I think my mistake has to be at b), calculating the average value of $(\Delta j)^2$.

First method to compute $\sigma$ :

Standard deviation is defined:

$$\sigma^2 = <(\Delta j)^2>$$

And we also know:

$$\Delta j = j - < j >$$

So first of all I calculated < j >, the average value of a discrete function:

$$< j > = \sum_{j = 0}^{\infty} j P(j) = \frac{1}{N} \sum_{j = 0}^{\infty} j N(j) -------> EQ1$$

Which equals to 21.

Then I computed each $\Delta j$ for each sample (age 14,15...)

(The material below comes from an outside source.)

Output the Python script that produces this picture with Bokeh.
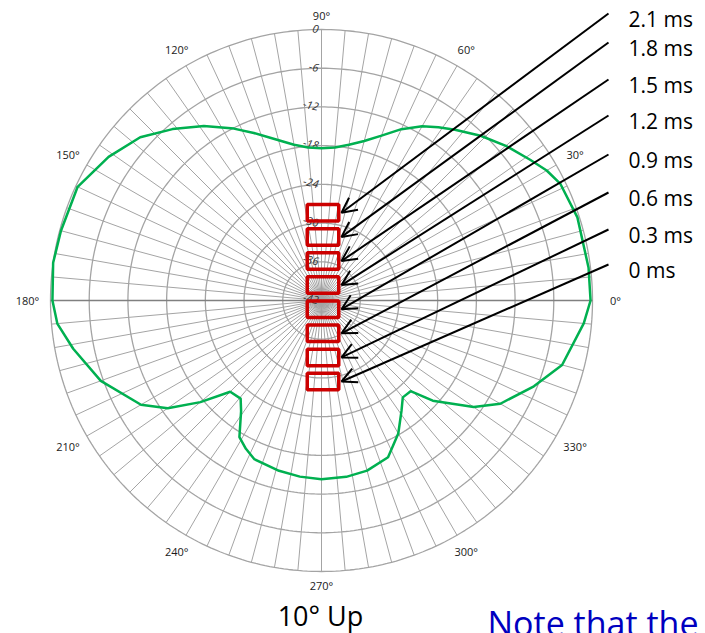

At this point I applied EQ1 in order to obtain $<(\Delta j)^2>$ and subsequently $\sigma^2$

As you can see I got $\sigma$ = 3.117 using method 1

Second method to compute $\sigma$ :

Another equation involving $\sigma$:

$$\sigma^2 = < j^2 > -< j >^2$$

I computed $< j^2 >$ using EQ1 and squared < j >. Afterwards I applied the formula and got:

$\sigma$ = 4.309

There has to be a mistake in method one (I think) but I do not see it

What do you think?

Thank you

edited Aug 19, 2018
Sorry I do not understand your calculation. Can you explain what your 2 different methods were?
Okey Sr I updated the question

I think my mistake has to be at b), calculating the average value of $(\Delta j)^2$.
Yes, this part of your calculation does seem to be incorrect. In calculating the average you have to weight each value of $(\Delta j)^2$ by its frequency $N(j)$. You do not appear to have done that.